▸ **WHAT IS EXPECTED**
Starting with the first line of the listing, quote each line exactly until and including the one with "const yTicks = [0, 10, 20, 30, 40, 50, 60, 70];", leaving pictures out.

-- start of SUPPLIED RECORDS --

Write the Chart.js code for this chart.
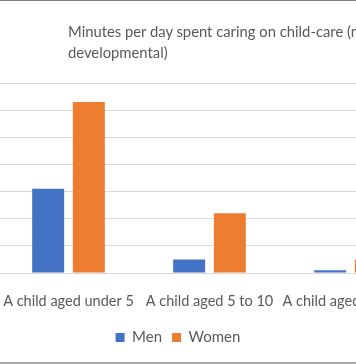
<!DOCTYPE html>
<html>
<head>
<meta charset="utf-8">
<script src="https://cdn.jsdelivr.net/npm/chart.js@4/dist/chart.umd.min.js"></script>
<style>
  html, body { margin: 0; padding: 0; width: 356px; height: 364px; overflow: hidden; background: #fff; }
  #wrap { position: relative; width: 356px; height: 364px; overflow: hidden; }
  #chart { position: absolute; left: -65px; top: 0; }
  #title { position: absolute; left: 68px; top: 21px; font-family: Lato, sans-serif; font-size: 14.8px; line-height: 21px; color: #595959; white-space: nowrap; }
  #topline { position: absolute; left: 0; top: 0; width: 356px; height: 1px; background: #808080; }
  #botline { position: absolute; left: 0; top: 362px; width: 356px; height: 2px; background: #a6a6a6; }
</style>
</head>
<body>
<div id="wrap">
  <canvas id="chart" width="494" height="364"></canvas>
  <div id="title">Minutes per day spent caring on child-care (non-<br>developmental)</div>
  <div id="topline"></div>
  <div id="botline"></div>
</div>
<script>
const categories = ["A child aged under 5", "A child aged 5 to 10", "A child aged 11 to 15"];
const seriesNames = ["Men", "Women"];
const menValues = [31, 5, 1];
const womenValues = [63, 22, 5];
const yTicks = [0, 10, 20, 30, 40, 50, 60, 70];

const textColor = "#595959";
const fontFamily = "Lato, sans-serif";

new Chart(document.getElementById("chart"), {
  type: "bar",
  data: {
    labels: categories,
    datasets: [
      { label: seriesNames[0], data: menValues, backgroundColor: "#4472C4", categoryPercentage: 0.577, barPercentage: 0.786 },
      { label: seriesNames[1], data: womenValues, backgroundColor: "#ED7D31", categoryPercentage: 0.577, barPercentage: 0.786 }
    ]
  },
  options: {
    responsive: false,
    animation: false,
    layout: { padding: { top: 83, right: 8, bottom: 9, left: 0 } },
    plugins: {
      title: { display: false },
      tooltip: { enabled: false },
      legend: {
        position: "bottom",
        labels: {
          boxWidth: 9, boxHeight: 9, padding: 10,
          color: textColor,
          font: { family: fontFamily, size: 15 }
        }
      }
    },
    scales: {
      x: {
        grid: { display: false, drawTicks: false },
        border: { display: false },
        ticks: { color: textColor, font: { family: fontFamily, size: 14.5 }, padding: 20, maxRotation: 0, autoSkip: false },
        afterFit: s => { s.height = 47; s.paddingLeft = 0; s.paddingRight = 0; }
      },
      y: {
        min: yTicks[0],
        max: yTicks[yTicks.length - 1],
        afterBuildTicks: s => { s.ticks = yTicks.map(v => ({ value: v })); },
        grid: { color: "#d9d9d9", lineWidth: 1, drawTicks: false },
        border: { display: false },
        ticks: { display: false },
        afterFit: s => { s.width = 63; s.paddingTop = 0; s.paddingBottom = 0; }
      }
    }
  }
});
</script>
</body>
</html>
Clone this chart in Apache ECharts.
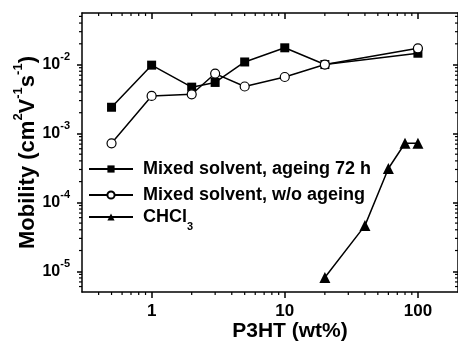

-- end of SUPPLIED RECORDS --

▸ **RESULT BELOW**
Write the Chart.js code for this chart.
<!DOCTYPE html>
<html>
<head>
<meta charset="utf-8">
<script src="https://cdn.jsdelivr.net/npm/chart.js@4/dist/chart.umd.min.js"></script>
<style>
  html, body { margin: 0; padding: 0; width: 356px; height: 364px; overflow: hidden; background: #fff; }
  #wrap { position: relative; width: 356px; height: 364px; overflow: hidden; }
  #chart { position: absolute; left: -65px; top: 0; }
  #title { position: absolute; left: 68px; top: 21px; font-family: Lato, sans-serif; font-size: 14.8px; line-height: 21px; color: #595959; white-space: nowrap; }
  #topline { position: absolute; left: 0; top: 0; width: 356px; height: 1px; background: #808080; }
  #botline { position: absolute; left: 0; top: 362px; width: 356px; height: 2px; background: #a6a6a6; }
</style>
</head>
<body>
<div id="wrap">
  <canvas id="chart" width="494" height="364"></canvas>
  <div id="title">Minutes per day spent caring on child-care (non-<br>developmental)</div>
  <div id="topline"></div>
  <div id="botline"></div>
</div>
<script>
const categories = ["A child aged under 5", "A child aged 5 to 10", "A child aged 11 to 15"];
const seriesNames = ["Men", "Women"];
const menValues = [31, 5, 1];
const womenValues = [63, 22, 5];
const yTicks = [0, 10, 20, 30, 40, 50, 60, 70];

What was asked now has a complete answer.